PARACRINE AND AUTOCRINE REGULATION
Whereas feedback mechanisms control many classic endocrine pathways, local regulatory systems, often involving growth factors, play critical roles in all tissues (Fig. 1-5). Paracrine regulation refers to factors released by one cell that act on an adjacent cell in the same tissue. For example, somatostatin secretion by pancreatic islet delta cells inhibits insulin secretion from nearby β cells. The oocyte produces growth and differentiation factor-9 (GDF-9), which acts on adjacent granulosa cells to stimulate the transition of primary follicles to secondary follicles.
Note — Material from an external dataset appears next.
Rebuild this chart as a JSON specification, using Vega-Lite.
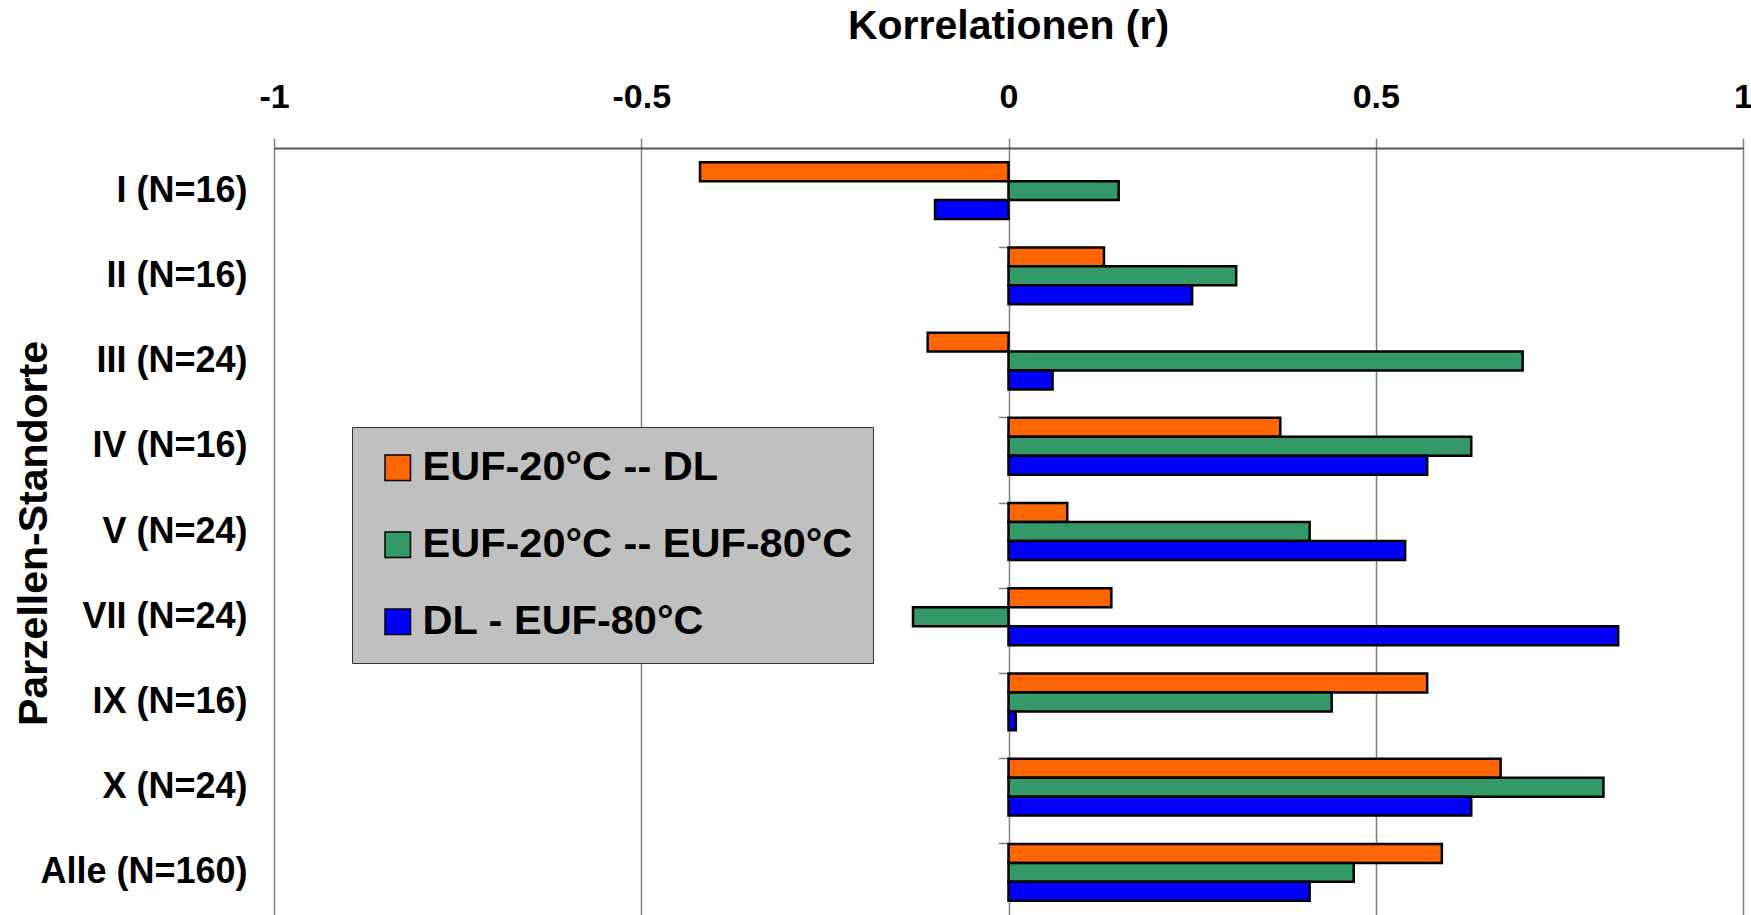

The anatomic relationships of cells have an important influence on paracrine regulation. Seminiferous tubules are exposed to a very high testosterone concentration from the interstitial Leydig cell compartment. On the other hand, the Sertoli cell product, androgen-binding protein (ABP), helps to retain high local testosterone concentrations. Activin exerts paracrine effects in the pituitary, where it stimulates FSH production. However, activin also exerts biologic activity in many other tissues, perhaps explaining why it is regulated locally and is neutralized by binding proteins such as follistatin. Autocrine regulation describes the action of a factor on the same cell from which it is produced. IGF-1 acts on many cells that produce it, including chondrocytes, breast epithelium, and gonadal cells. Intracrine regulation refers to effects within a cell. The term is not commonly used but captures the important concept that many signaling and enzymatic pathways are influenced by other pathways or by substrate or product concentrations. For example, 3-hydroxy-3-methylglutaryl coenzyme A (HMG-CoA) reductase, the rate-limiting enzyme in cholesterol biosynthesis, is inhibited by the end product, cholesterol.
FIGURE 1-5. Autocrine and paracrine regulation. Many growth factors act locally to regulate cell growth, differentiation, and function. Autocrine regulation describes the action of a factor that acts on the same cell, whereas paracrine regulation describes a circumstance in which the product of one cell acts on a different cell type.